» COLLECTED DATA
%%

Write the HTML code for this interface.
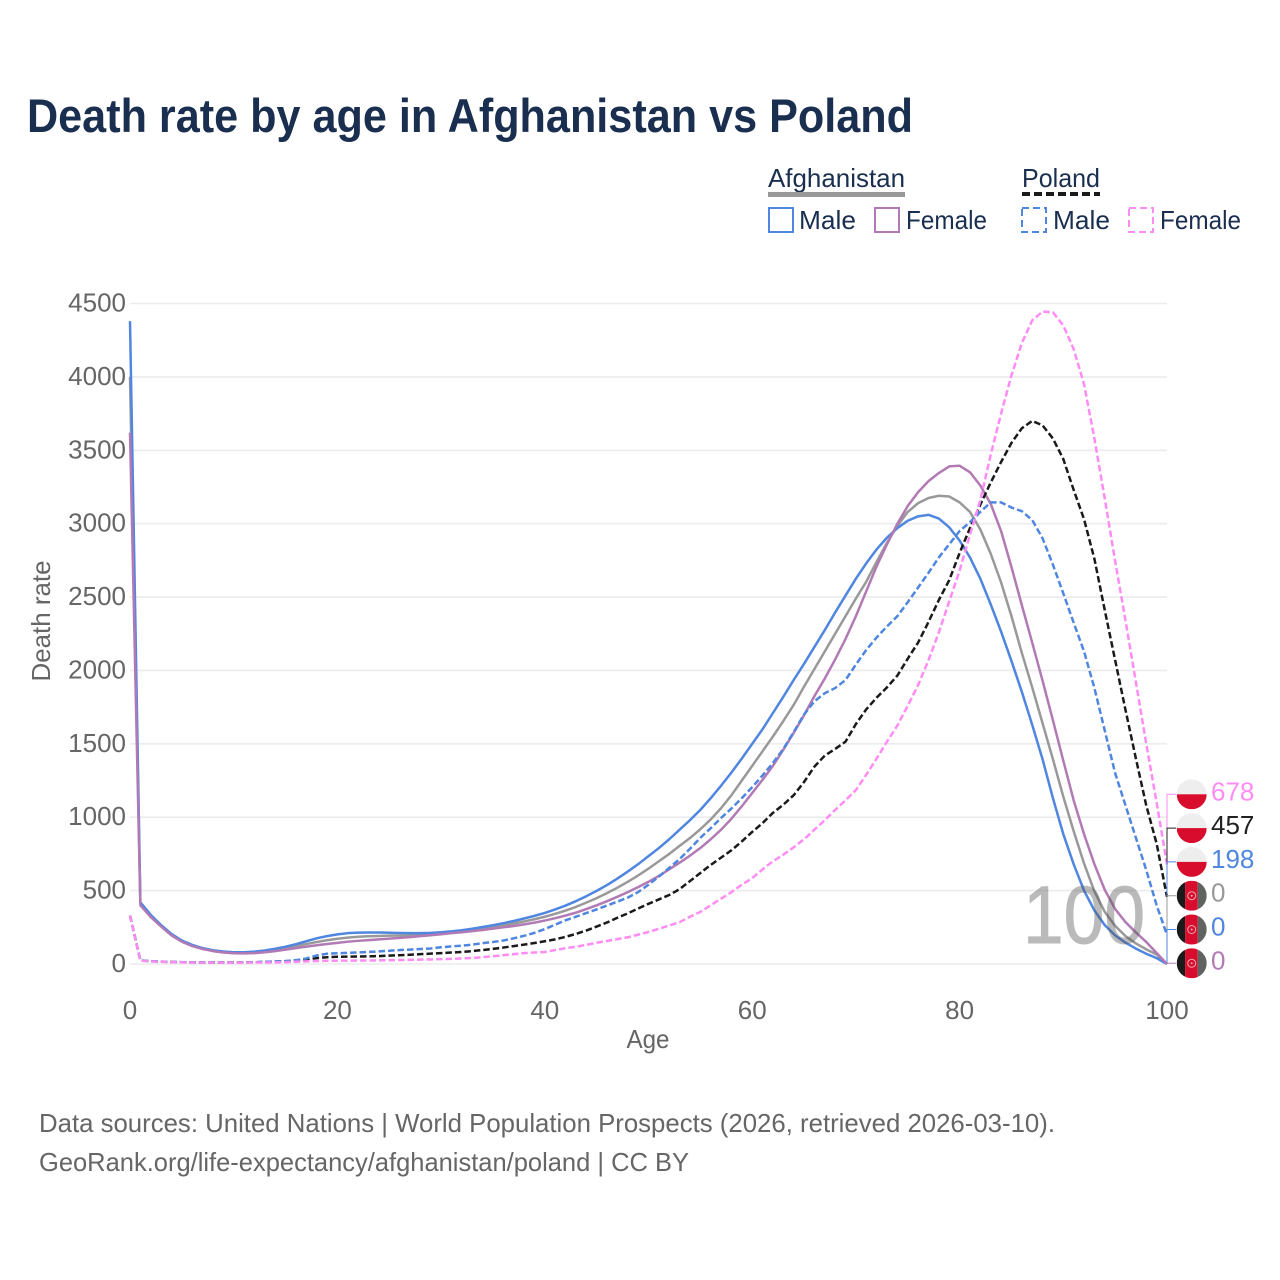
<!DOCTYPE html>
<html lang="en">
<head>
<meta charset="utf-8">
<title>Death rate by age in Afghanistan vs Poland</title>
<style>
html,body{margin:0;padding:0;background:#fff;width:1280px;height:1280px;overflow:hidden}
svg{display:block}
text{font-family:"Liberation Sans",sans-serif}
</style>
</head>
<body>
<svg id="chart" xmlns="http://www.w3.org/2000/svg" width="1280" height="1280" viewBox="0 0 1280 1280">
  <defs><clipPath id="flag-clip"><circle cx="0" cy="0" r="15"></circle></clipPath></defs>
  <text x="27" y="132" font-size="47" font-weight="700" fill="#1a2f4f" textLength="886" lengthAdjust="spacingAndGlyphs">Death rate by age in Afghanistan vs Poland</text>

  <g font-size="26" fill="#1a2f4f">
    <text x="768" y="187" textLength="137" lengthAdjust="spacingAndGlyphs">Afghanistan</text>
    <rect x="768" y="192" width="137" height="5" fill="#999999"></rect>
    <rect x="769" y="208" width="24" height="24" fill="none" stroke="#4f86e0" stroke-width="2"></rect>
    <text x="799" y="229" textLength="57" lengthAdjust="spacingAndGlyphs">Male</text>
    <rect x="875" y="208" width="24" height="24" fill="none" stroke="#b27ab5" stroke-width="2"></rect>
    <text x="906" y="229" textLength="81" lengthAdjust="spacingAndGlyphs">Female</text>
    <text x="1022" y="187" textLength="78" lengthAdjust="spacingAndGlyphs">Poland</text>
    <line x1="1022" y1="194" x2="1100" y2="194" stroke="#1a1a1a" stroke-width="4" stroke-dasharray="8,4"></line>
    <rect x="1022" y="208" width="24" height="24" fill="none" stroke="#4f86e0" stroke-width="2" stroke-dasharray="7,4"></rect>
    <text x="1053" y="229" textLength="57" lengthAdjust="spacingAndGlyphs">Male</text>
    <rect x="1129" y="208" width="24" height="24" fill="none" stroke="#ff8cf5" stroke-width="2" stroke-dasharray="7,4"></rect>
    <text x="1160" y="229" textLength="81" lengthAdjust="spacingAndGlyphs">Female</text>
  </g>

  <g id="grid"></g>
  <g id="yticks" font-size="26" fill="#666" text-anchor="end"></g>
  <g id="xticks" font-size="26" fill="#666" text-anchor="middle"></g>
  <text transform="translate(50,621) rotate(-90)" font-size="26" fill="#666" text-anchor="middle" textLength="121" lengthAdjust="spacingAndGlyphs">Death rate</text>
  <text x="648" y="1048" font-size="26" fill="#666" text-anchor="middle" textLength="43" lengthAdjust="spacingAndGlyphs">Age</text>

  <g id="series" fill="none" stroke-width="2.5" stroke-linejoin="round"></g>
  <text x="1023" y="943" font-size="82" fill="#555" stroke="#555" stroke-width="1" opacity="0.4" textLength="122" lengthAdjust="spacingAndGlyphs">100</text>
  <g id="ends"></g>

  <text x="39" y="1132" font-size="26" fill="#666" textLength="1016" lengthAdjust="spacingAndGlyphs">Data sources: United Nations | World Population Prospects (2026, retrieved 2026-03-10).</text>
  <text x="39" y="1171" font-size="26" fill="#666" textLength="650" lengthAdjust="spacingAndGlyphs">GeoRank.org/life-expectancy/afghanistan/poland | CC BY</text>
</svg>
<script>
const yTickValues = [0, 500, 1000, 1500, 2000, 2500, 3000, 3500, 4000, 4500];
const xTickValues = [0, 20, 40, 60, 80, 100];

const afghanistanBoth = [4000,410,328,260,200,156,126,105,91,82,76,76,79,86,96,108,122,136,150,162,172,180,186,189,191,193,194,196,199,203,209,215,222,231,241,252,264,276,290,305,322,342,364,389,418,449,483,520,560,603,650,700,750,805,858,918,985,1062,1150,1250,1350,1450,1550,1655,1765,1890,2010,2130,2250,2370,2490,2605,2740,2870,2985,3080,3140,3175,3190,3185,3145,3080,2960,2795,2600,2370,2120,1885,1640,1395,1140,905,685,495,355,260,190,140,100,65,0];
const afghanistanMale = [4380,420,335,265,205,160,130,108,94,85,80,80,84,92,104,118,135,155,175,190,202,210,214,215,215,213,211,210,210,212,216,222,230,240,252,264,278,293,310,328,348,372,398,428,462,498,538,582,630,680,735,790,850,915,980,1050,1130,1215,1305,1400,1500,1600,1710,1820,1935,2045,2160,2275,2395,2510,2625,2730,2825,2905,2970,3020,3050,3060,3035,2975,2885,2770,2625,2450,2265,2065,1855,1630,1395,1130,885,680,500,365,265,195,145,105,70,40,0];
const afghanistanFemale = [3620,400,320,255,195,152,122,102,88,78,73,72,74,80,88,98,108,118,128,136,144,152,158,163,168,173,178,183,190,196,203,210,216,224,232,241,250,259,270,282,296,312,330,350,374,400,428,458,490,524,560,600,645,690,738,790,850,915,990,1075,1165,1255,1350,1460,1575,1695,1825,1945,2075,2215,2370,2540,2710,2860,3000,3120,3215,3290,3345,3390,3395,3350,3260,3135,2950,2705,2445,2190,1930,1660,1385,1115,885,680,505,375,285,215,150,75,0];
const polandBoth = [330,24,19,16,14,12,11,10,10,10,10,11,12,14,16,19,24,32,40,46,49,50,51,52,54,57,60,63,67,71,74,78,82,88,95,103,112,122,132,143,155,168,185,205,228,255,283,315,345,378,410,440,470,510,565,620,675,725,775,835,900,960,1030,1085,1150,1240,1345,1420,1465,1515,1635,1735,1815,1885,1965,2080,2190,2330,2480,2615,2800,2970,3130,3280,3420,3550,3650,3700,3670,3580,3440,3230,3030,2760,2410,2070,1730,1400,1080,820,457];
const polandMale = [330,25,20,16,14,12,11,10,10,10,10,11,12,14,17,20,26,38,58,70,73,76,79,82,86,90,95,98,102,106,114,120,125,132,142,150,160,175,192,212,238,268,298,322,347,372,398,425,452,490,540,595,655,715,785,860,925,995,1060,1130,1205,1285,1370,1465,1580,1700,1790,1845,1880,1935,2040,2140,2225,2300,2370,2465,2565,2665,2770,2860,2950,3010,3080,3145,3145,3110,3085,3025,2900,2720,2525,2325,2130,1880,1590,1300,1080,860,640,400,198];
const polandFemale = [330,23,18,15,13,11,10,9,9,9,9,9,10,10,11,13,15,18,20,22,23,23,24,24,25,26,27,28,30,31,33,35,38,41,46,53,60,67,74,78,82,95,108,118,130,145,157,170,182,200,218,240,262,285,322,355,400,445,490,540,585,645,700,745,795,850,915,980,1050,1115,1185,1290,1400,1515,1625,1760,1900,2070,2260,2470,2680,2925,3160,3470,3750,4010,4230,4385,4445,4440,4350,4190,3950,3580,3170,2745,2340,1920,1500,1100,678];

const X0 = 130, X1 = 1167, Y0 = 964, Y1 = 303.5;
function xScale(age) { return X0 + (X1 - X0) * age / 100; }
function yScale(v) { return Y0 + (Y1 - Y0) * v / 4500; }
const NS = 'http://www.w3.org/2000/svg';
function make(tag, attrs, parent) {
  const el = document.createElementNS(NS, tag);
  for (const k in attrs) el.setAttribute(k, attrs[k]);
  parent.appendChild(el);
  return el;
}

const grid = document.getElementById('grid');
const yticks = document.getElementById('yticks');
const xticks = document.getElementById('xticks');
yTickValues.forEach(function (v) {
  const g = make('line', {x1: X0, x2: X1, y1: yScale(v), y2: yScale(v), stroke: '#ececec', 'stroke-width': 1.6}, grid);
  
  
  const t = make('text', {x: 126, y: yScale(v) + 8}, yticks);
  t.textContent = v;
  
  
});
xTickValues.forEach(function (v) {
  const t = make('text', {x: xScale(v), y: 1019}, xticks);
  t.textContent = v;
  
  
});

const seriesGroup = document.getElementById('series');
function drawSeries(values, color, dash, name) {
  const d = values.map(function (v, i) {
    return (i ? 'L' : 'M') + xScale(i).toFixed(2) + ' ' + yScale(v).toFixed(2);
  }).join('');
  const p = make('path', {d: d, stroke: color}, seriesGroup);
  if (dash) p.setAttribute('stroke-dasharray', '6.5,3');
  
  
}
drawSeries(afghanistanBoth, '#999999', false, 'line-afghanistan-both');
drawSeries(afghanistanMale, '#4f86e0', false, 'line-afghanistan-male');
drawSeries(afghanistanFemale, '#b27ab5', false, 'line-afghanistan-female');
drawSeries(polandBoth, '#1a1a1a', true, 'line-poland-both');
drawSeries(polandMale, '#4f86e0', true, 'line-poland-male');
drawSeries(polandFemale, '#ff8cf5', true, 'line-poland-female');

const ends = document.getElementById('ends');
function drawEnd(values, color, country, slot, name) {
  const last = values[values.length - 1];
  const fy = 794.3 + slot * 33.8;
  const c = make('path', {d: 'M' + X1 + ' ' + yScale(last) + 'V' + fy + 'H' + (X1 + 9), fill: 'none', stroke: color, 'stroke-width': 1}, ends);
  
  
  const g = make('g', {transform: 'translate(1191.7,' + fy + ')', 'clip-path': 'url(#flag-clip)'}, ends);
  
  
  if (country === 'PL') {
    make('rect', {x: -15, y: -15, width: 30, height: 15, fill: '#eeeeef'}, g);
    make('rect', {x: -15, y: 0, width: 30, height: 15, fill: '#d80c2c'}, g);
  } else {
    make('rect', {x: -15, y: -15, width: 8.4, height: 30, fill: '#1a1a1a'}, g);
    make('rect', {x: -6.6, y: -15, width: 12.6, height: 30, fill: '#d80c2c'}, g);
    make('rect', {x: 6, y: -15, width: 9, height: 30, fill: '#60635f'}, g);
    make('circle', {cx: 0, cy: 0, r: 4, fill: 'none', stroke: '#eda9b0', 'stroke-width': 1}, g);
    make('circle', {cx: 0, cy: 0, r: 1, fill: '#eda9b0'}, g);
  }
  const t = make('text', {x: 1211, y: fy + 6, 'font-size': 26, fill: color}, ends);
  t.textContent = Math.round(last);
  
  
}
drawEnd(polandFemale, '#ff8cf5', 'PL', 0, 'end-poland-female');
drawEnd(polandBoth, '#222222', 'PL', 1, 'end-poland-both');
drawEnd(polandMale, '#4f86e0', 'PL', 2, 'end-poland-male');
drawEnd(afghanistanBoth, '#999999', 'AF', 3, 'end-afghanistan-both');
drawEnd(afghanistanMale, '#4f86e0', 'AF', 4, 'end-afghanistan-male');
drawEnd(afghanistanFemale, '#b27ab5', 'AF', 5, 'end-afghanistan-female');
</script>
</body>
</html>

%%

» GIVEN REQUEST
Omitting all pictures, restate exactly the lines of the material from its start through the line that contains "Afghanistan vs Poland</text>".

» WRITTEN RESPONSE
Write the HTML code for this interface.
<!DOCTYPE html>
<html lang="en">
<head>
<meta charset="utf-8">
<title>Death rate by age in Afghanistan vs Poland</title>
<style>
html,body{margin:0;padding:0;background:#fff;width:1280px;height:1280px;overflow:hidden}
svg{display:block}
text{font-family:"Liberation Sans",sans-serif}
</style>
</head>
<body>
<svg id="chart" xmlns="http://www.w3.org/2000/svg" width="1280" height="1280" viewBox="0 0 1280 1280">
  <defs><clipPath id="flag-clip"><circle cx="0" cy="0" r="15"></circle></clipPath></defs>
  <text x="27" y="132" font-size="47" font-weight="700" fill="#1a2f4f" textLength="886" lengthAdjust="spacingAndGlyphs">Death rate by age in Afghanistan vs Poland</text>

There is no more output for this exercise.